Again this is just a careful way of saying "ask world what's the best agent can get, and do that."

Am I right that if world's output depends on the length of time agent spends thinking, then this solution breaks?

Edit: I guess "time spent thinking" is not a function of "agent", and so world(agent) cannot depend on time spent thinking. Wrong?

Edit 2: Wrong per cousin's comment. World does not even depend on agent, only on agent's output.

Yes. This solution is only "optimal" if world() depends only on the return value of agent(). If world() inspects the source code of agent(), or measures cycles, or anything like that, all bets are off - it becomes obvously impossible to write an agent() that works well for every possible world(), because world() could just special-case and penalize your solution.

Edit: You weren't wrong! You identified an important issue that wasn't clear enough in the post. This is the right kind of discussion we should be having: in what ways can we relax the restrictions on world() and still hope to have a general solution?
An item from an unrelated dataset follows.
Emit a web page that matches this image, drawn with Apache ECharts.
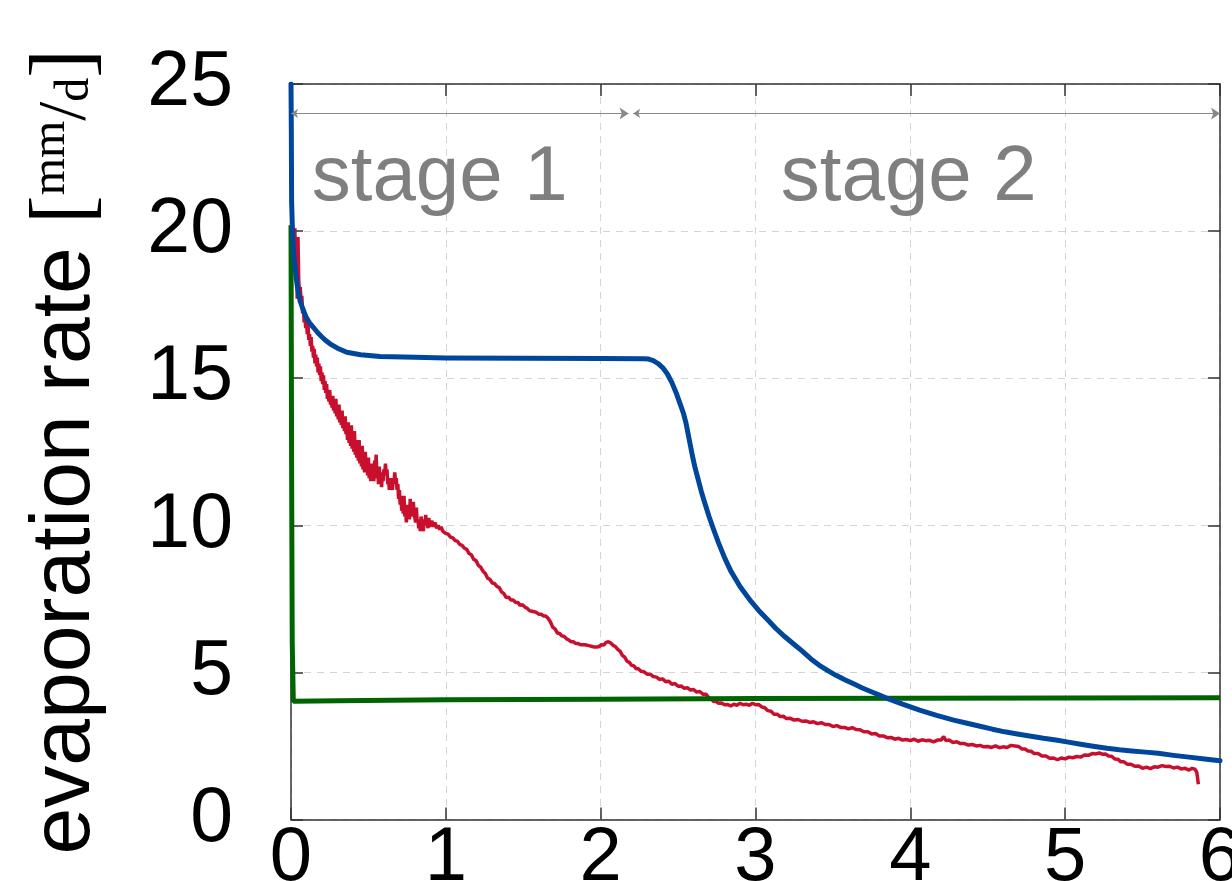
<!DOCTYPE html>
<html>
<head>
<meta charset="utf-8">
<script src="https://cdn.jsdelivr.net/npm/echarts@6/dist/echarts.min.js"></script>
<style>html,body{margin:0;padding:0;background:#fff;}#c{width:1232px;height:881px;}</style>
</head>
<body>
<div id="c"></div>
<script>
// ---- data ----
var xTicks = [0, 1, 2, 3, 4, 5, 6];
var yTicks = [0, 5, 10, 15, 20, 25];

var blueModel = [[0,25],[0.002,23.5],[0.004,21.0],[0.01,19.9],[0.018,19.2],[0.026,18.77],[0.04,18.15],[0.058,17.64],[0.08,17.3],[0.1,17.05],[0.12,16.88],[0.144,16.73],[0.17,16.56],[0.2,16.4],[0.225,16.28],[0.252,16.17],[0.3,16.02],[0.36,15.88],[0.45,15.8],[0.575,15.74],[0.8,15.71],[1.0,15.69],[1.5,15.68],[2.0,15.67],[2.28,15.66],[2.31,15.65],[2.34,15.6],[2.37,15.5],[2.40,15.36],[2.43,15.15],[2.46,14.85],[2.49,14.47],[2.515,14.1],[2.535,13.8],[2.55,13.5],[2.565,13.1],[2.58,12.7],[2.595,12.3],[2.61,11.95],[2.63,11.55],[2.65,11.15],[2.67,10.8],[2.70,10.3],[2.73,9.85],[2.76,9.42],[2.80,8.9],[2.84,8.45],[2.9,7.92],[2.97,7.42],[3.03,7.05],[3.08,6.78],[3.13,6.5],[3.19,6.21],[3.25,5.95],[3.3,5.73],[3.36,5.45],[3.41,5.25],[3.47,5.05],[3.52,4.9],[3.58,4.74],[3.63,4.62],[3.69,4.47],[3.74,4.36],[3.8,4.23],[3.85,4.12],[3.95,3.92],[4.06,3.72],[4.17,3.54],[4.28,3.38],[4.36,3.28],[4.45,3.17],[4.53,3.07],[4.61,2.98],[4.7,2.9],[4.78,2.83],[4.86,2.76],[4.94,2.70],[5.02,2.63],[5.1,2.56],[5.18,2.49],[5.27,2.42],[5.35,2.37],[5.43,2.33],[5.52,2.29],[5.6,2.25],[5.7,2.18],[5.8,2.12],[5.9,2.06],[6.0,2.0]];

var greenModel = [[0,20.2],[0.004,12.0],[0.008,6.0],[0.015,4.02],[0.3,4.04],[1,4.07],[2,4.09],[3,4.11],[4,4.12],[5,4.13],[6,4.14]];

var redMeasured = [[0.02,19.2],[0.025,20.1],[0.03,18.4],[0.035,19.6],[0.04,17.7],[0.045,19.8],[0.05,18.3],[0.055,17.9],[0.06,18.1],[0.065,17.6],[0.07,17.8],[0.075,17.2],[0.08,17.4],[0.085,16.9],[0.09,17.2],[0.095,16.7],[0.10,17.0],[0.105,16.5],[0.11,16.8],[0.115,16.3],[0.12,16.5],[0.125,16.1],[0.13,16.4],[0.135,15.9],[0.14,16.1],[0.145,15.7],[0.15,16.0],[0.155,15.5],[0.16,15.8],[0.165,15.4],[0.17,15.7],[0.175,15.2],[0.18,15.5],[0.185,15.1],[0.19,15.4],[0.195,14.9],[0.20,15.2],[0.205,14.8],[0.21,15.1],[0.215,14.6],[0.22,14.9],[0.225,14.5],[0.23,14.8],[0.235,14.3],[0.24,14.6],[0.245,14.2],[0.25,14.6],[0.255,14.1],[0.26,14.4],[0.265,14.0],[0.27,14.4],[0.275,13.9],[0.28,14.2],[0.285,13.8],[0.29,14.3],[0.295,13.7],[0.30,14.0],[0.305,13.6],[0.31,14.1],[0.315,13.5],[0.32,13.9],[0.325,13.4],[0.33,13.9],[0.335,13.3],[0.34,13.6],[0.345,13.2],[0.35,13.7],[0.355,13.1],[0.36,13.4],[0.365,12.9],[0.37,13.5],[0.375,12.8],[0.38,13.2],[0.385,12.7],[0.39,13.4],[0.395,12.6],[0.40,13.0],[0.405,12.5],[0.41,13.2],[0.415,12.4],[0.42,12.9],[0.425,12.3],[0.43,12.7],[0.435,12.2],[0.44,12.9],[0.445,12.1],[0.45,12.5],[0.455,12.0],[0.46,12.7],[0.465,11.9],[0.47,12.4],[0.475,11.8],[0.48,12.5],[0.485,11.8],[0.49,12.1],[0.495,11.7],[0.50,12.3],[0.505,11.6],[0.51,12.0],[0.515,11.5],[0.52,12.1],[0.525,11.6],[0.53,11.9],[0.535,11.5],[0.54,12.2],[0.545,11.8],[0.55,12.4],[0.555,11.6],[0.56,11.9],[0.565,11.4],[0.57,12.0],[0.575,11.4],[0.58,11.7],[0.585,11.3],[0.59,11.8],[0.595,11.5],[0.60,11.9],[0.605,11.7],[0.61,12.1],[0.615,11.7],[0.62,11.9],[0.625,11.4],[0.63,11.6],[0.635,11.2],[0.64,11.6],[0.645,11.3],[0.65,11.5],[0.655,11.2],[0.66,11.6],[0.665,11.4],[0.67,11.8],[0.675,11.5],[0.68,11.6],[0.685,11.2],[0.69,11.4],[0.695,10.9],[0.70,11.2],[0.705,10.7],[0.71,11.0],[0.715,10.5],[0.72,10.8],[0.725,10.4],[0.73,11.0],[0.735,10.3],[0.74,10.5],[0.745,10.1],[0.75,10.7],[0.755,10.3],[0.76,10.5],[0.765,10.2],[0.77,10.9],[0.775,10.4],[0.78,10.6],[0.785,10.3],[0.79,10.8],[0.795,10.4],[0.80,10.4],[0.805,10.1],[0.81,10.6],[0.815,10.1],[0.82,10.2],[0.825,9.9],[0.83,10.1],[0.835,9.8],[0.84,10.3],[0.845,9.9],[0.85,10.0],[0.855,9.8],[0.86,10.2],[0.865,10.0],[0.87,10.35],[0.875,10.0],[0.88,10.1],[0.885,9.9],[0.89,10.25],[0.895,9.95],[0.90,10.05],[0.91,10.15],[0.92,9.95],[0.93,10.1],[0.94,9.9],[0.95,10.0],[0.96,9.85],[0.97,9.95],[0.98,9.8],[0.99,9.85],[1.00,9.72],[1.015,9.7],[1.03,9.6],[1.045,9.57],[1.06,9.48],[1.075,9.46],[1.09,9.35],[1.105,9.32],[1.12,9.22],[1.135,9.18],[1.15,9.04],[1.165,9.0],[1.18,8.84],[1.195,8.8],[1.21,8.64],[1.225,8.58],[1.24,8.44],[1.255,8.36],[1.27,8.2],[1.285,8.16],[1.30,8.04],[1.315,8.02],[1.33,7.92],[1.345,7.88],[1.36,7.74],[1.375,7.68],[1.39,7.54],[1.405,7.56],[1.42,7.46],[1.435,7.46],[1.45,7.38],[1.465,7.38],[1.48,7.28],[1.495,7.3],[1.51,7.22],[1.525,7.18],[1.54,7.1],[1.555,7.08],[1.57,7.06],[1.585,7.04],[1.60,6.98],[1.615,6.98],[1.63,6.92],[1.645,6.92],[1.66,6.84],[1.675,6.72],[1.69,6.54],[1.705,6.48],[1.72,6.34],[1.735,6.32],[1.75,6.24],[1.765,6.22],[1.78,6.14],[1.795,6.1],[1.81,6.04],[1.825,6.04],[1.84,5.98],[1.855,5.98],[1.87,5.94],[1.885,5.94],[1.90,5.94],[1.915,5.92],[1.93,5.9],[1.945,5.88],[1.96,5.86],[1.975,5.86],[1.99,5.88],[2.005,5.94],[2.02,5.93],[2.035,6.02],[2.05,6.04],[2.065,6.0],[2.08,5.92],[2.095,5.88],[2.11,5.78],[2.125,5.72],[2.14,5.58],[2.155,5.52],[2.17,5.38],[2.185,5.34],[2.20,5.24],[2.215,5.22],[2.23,5.12],[2.245,5.12],[2.26,5.04],[2.28,5.02],[2.30,4.94],[2.32,4.94],[2.34,4.86],[2.36,4.84],[2.38,4.76],[2.40,4.78],[2.42,4.68],[2.44,4.7],[2.46,4.6],[2.48,4.62],[2.50,4.53],[2.52,4.54],[2.54,4.46],[2.56,4.48],[2.58,4.4],[2.60,4.42],[2.62,4.33],[2.64,4.35],[2.66,4.26],[2.68,4.26],[2.70,4.13],[2.715,4.1],[2.73,4.01],[2.745,4.02],[2.76,3.95],[2.78,3.96],[2.80,3.9],[2.82,3.91],[2.84,3.86],[2.86,3.92],[2.88,3.88],[2.90,3.95],[2.92,3.9],[2.94,3.92],[2.96,3.88],[2.98,3.95],[3.00,3.9],[3.02,3.91],[3.04,3.83],[3.06,3.8],[3.08,3.7],[3.10,3.68],[3.12,3.58],[3.14,3.58],[3.16,3.5],[3.18,3.51],[3.20,3.43],[3.225,3.44],[3.25,3.38],[3.275,3.4],[3.30,3.34],[3.325,3.35],[3.35,3.3],[3.375,3.32],[3.40,3.26],[3.425,3.29],[3.45,3.23],[3.475,3.23],[3.50,3.16],[3.525,3.19],[3.55,3.13],[3.575,3.13],[3.60,3.08],[3.625,3.12],[3.65,3.06],[3.675,3.05],[3.70,2.98],[3.725,2.98],[3.75,2.91],[3.775,2.92],[3.80,2.84],[3.825,2.84],[3.85,2.78],[3.875,2.79],[3.90,2.73],[3.925,2.76],[3.95,2.7],[3.975,2.72],[4.00,2.68],[4.025,2.73],[4.05,2.66],[4.075,2.71],[4.10,2.68],[4.125,2.69],[4.15,2.64],[4.175,2.7],[4.20,2.7],[4.215,2.82],[4.23,2.68],[4.25,2.7],[4.275,2.62],[4.30,2.64],[4.325,2.58],[4.35,2.58],[4.375,2.53],[4.40,2.55],[4.425,2.5],[4.45,2.52],[4.475,2.47],[4.50,2.48],[4.525,2.45],[4.55,2.5],[4.575,2.44],[4.60,2.47],[4.625,2.45],[4.65,2.52],[4.675,2.5],[4.70,2.48],[4.72,2.4],[4.74,2.4],[4.76,2.33],[4.78,2.32],[4.80,2.24],[4.825,2.24],[4.85,2.16],[4.875,2.16],[4.90,2.08],[4.925,2.09],[4.95,2.03],[4.975,2.09],[5.00,2.06],[5.025,2.12],[5.05,2.1],[5.075,2.14],[5.10,2.12],[5.125,2.19],[5.15,2.18],[5.175,2.24],[5.20,2.23],[5.22,2.26],[5.24,2.22],[5.26,2.23],[5.28,2.16],[5.30,2.15],[5.32,2.06],[5.34,2.05],[5.36,1.96],[5.38,1.96],[5.40,1.88],[5.425,1.88],[5.45,1.81],[5.475,1.82],[5.50,1.74],[5.525,1.78],[5.55,1.73],[5.575,1.79],[5.60,1.78],[5.625,1.83],[5.65,1.8],[5.675,1.81],[5.70,1.75],[5.725,1.78],[5.75,1.72],[5.775,1.74],[5.80,1.68],[5.82,1.74],[5.84,1.7],[5.85,1.6],[5.855,1.42],[5.86,1.2]];

var stageLabels = [[0.96, 21.8, 'stage 1'], [3.99, 21.8, 'stage 2']];
var stageSpans = [[[0.0, 24], [2.18, 24]], [[2.21, 24], [6.0, 24]]];

// ---- chart ----
var chart = echarts.init(document.getElementById('c'), null, {renderer: 'canvas'});
var FONT = 'Liberation Sans';
var axisLineStyle = {color: '#333', width: 1.5};
var tickStyle = {color: '#333', width: 1.5};
var gridStyle = {color: '#d4d4d4', width: 1, type: [7, 6]};

var option = {
  animation: false,
  backgroundColor: '#fff',
  grid: {left: 291, right: 12, top: 84, bottom: 61.5, containLabel: false, outerBoundsMode: 'none'},
  xAxis: [{
    type: 'value', min: 0, max: 6, interval: 1, position: 'bottom',
    axisLine: {show: true, onZero: false, lineStyle: axisLineStyle},
    axisTick: {show: true, inside: true, length: 12, lineStyle: tickStyle},
    axisLabel: {fontSize: 76, fontFamily: FONT, color: '#000', margin: 2},
    splitLine: {show: true, lineStyle: gridStyle}
  }, {
    type: 'value', min: 0, max: 6, interval: 1, position: 'top',
    axisLine: {show: true, onZero: false, lineStyle: axisLineStyle},
    axisTick: {show: true, inside: true, length: 12, lineStyle: tickStyle},
    axisLabel: {show: false}, splitLine: {show: false}
  }],
  yAxis: [{
    type: 'value', min: 0, max: 25, interval: 5, position: 'left',
    axisLine: {show: true, onZero: false, lineStyle: axisLineStyle},
    axisTick: {show: true, inside: true, length: 12, lineStyle: tickStyle},
    axisLabel: {fontSize: 77, fontFamily: FONT, color: '#000', margin: 58},
    splitLine: {show: true, lineStyle: gridStyle},
    name: '{a|evaporation rate }{b|[}{c|mm}{s|/}{d|d}{b|]}',
    nameLocation: 'middle', nameRotate: 90, nameGap: 178,
    nameTextStyle: {
      rich: {
        a: {fontSize: 84, fontFamily: FONT, color: '#000', lineHeight: 94},
        b: {fontSize: 86, fontFamily: 'Liberation Serif', color: '#000', lineHeight: 94},
        c: {fontSize: 48, fontFamily: 'Liberation Serif', color: '#000', padding: [0, 0, 30, 0]},
        s: {fontSize: 68, fontFamily: 'Liberation Serif', color: '#000'},
        d: {fontSize: 48, fontFamily: 'Liberation Serif', color: '#000', padding: [18, 0, 0, 0]}
      }
    }
  }, {
    type: 'value', min: 0, max: 25, interval: 5, position: 'right',
    axisLine: {show: true, onZero: false, lineStyle: axisLineStyle},
    axisTick: {show: true, inside: true, length: 12, lineStyle: tickStyle},
    axisLabel: {show: false}, splitLine: {show: false}
  }],
  series: [{
    type: 'line', name: 'measured', data: redMeasured, showSymbol: false, symbol: 'none',
    lineStyle: {color: '#c8102e', width: 3.5}, z: 3
  }, {
    type: 'line', name: 'green', data: greenModel, showSymbol: false, symbol: 'none',
    lineStyle: {color: '#006400', width: 5}, z: 4
  }, {
    type: 'line', name: 'blue', data: blueModel, showSymbol: false, symbol: 'none',
    lineStyle: {color: '#00479b', width: 5, join: 'round', cap: 'round'}, z: 5
  }, {
    type: 'lines', coordinateSystem: 'cartesian2d', z: 6,
    data: stageSpans.map(function (c) { return {coords: c}; }),
    symbol: ['arrow', 'arrow'], symbolSize: [7, 9],
    lineStyle: {color: '#888', width: 1.2, opacity: 1}
  }, {
    type: 'scatter', symbolSize: 0, z: 7,
    itemStyle: {opacity: 1},
    data: stageLabels,
    label: {show: true, position: 'inside', formatter: function (p) { return p.data[2]; },
      fontSize: 78, fontFamily: FONT, color: '#7f7f7f', opacity: 1}
  }]
};
chart.setOption(option);
</script>
</body>
</html>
Neat. It seems like one could think of the agent as surveying mathematical objects (sets of theorems of the form "agent()==A implies world()==U") and then forcing itself to be in a particular mathematical object (that which contains a particular true statement "agent()==A implies world()==U"). If we're thinking in terms of an ensemble the agent would already be in a particular mathematical object, so perhaps it's procedure could be thought of as forcing itself into a particular mathematical sub-structure.

When I think about this stuff I get the feeling I'm confused on many levels.